Kasper M. Hansen, adjunkt, Institut for Statskundskab, Københavns Universitet.

 

Today public opinion polls are omnipresent. An unexpected alliance between democratic theory and opinion research has introduced alternative methods to gain insight into public opinion. There are two general problems with the existing opinion polls. First, seldom do the citizens have salient political opinions, thus the responses are quite random. Secondly, social choice theory has taught us that the winning alternative when aggregating individuals’ choices depends on the methods of aggregation. The solution to both problems is to give the citizens the opportunity to take part in deliberation on the issues before the final opinions are expressed. Comparing opinions prior and after deliberation shows that post-deliberative opinions are more embedded and salient than pre-deliberative. Furthermore, the collective choice is not affected in the same degree by the choice of aggregation method. The largest effect of deliberation is on the individuals’ opinions, while the collective opinions are more robust to deliberation.

 

 

’Den europæiske’forfatningskamp’ om kristendom og verdslighed’

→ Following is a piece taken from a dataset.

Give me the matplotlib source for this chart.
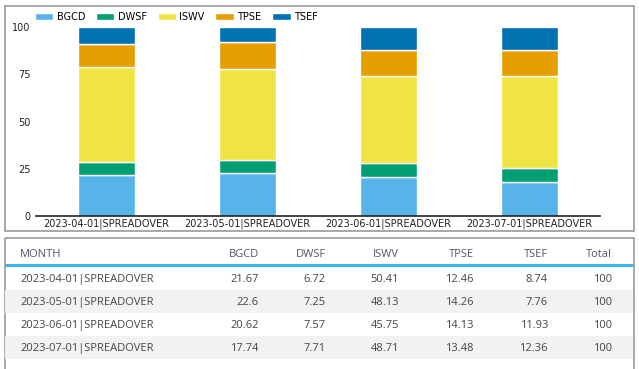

Ulla Holm, seniorforsker, DIIS.

 

The construction of a European religious and cultural identity has been debated in relation to the elaboration of the Treaty establishing a constitution for Europe. This article demonstrates that the separation between politics and religion as such is not put into question. But secularism is felt threatened because of the possible future status of Turkey as an EU-member state and because of the presence of Muslim communities inside the EU-member state. This perceived threat provokes different discourses on ‘who we are as Europeans ’. The article analyses the different discourses on European identity with regard to the relationship between Christianity, humanism, Enlightenment and secularism and how they make sense. Furthermore, on the basis of the José Casanova’s critics of the dominating theory on secularization the article discusses the link between the notion of ‘deprivatization’ of religion and the actual debate on a European religious identity.